As stated in 44 CFR §201.6(c)(2), the risk assessment should provide enough information to enable the jurisdiction to identify appropriate mitigation actions. The risk assessment must include a description of the vulnerability and include the potential impact of each hazard to the community. This type of information can be described in many ways, but must be based on the best available data.
What happens after the community prepares its Hazard Mitigation Plan?
After the community develops its plan, the plan is submitted to the state ADHS&EM for initial review and coordination. Following is a synopsis of the State/FEMA "Plan Approval Process" and formal adoption of the plan by the local governing body.
State "review and coordination" - Plans must be submitted to the State Hazard Mitigation Officer for initial review and coordination." 44 CFR Part 201.6(d).
FEMA "review and approval" - After the state reviews the plan the state will then send the plan to the appropriate FEMA Regional Office for formal review and approval.
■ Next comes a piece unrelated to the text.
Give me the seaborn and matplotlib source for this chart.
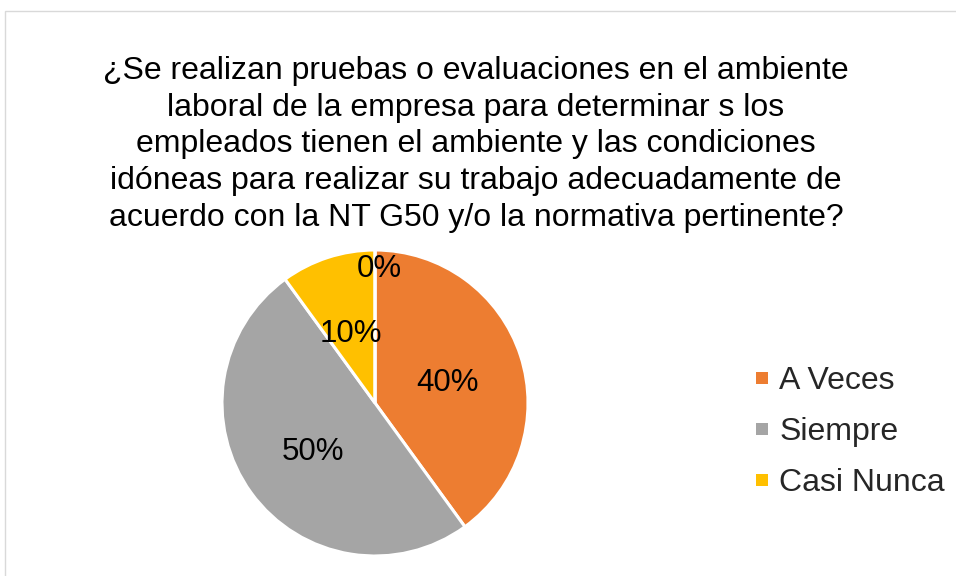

Regional review will be completed within 45 days after receipt from the state, whenever possible 44 CFR Part 201.6(d). FEMA reviews the plan for compliance with 44 CFR part 201 plan criteria. If the plan criteria is not met, the local governing body will revise the plan and resubmit for review. If the plan criteria are met, then the governing body formally adopts the plan in compliance with local law regarding plan adoption.
After the plan is formally adopted, it is sent back to the state and FEMA to verify that the plan was formally adopted. If everything is in compliance, FEMA approves the plan. The approved plan should be reviewed for updates at least every five years.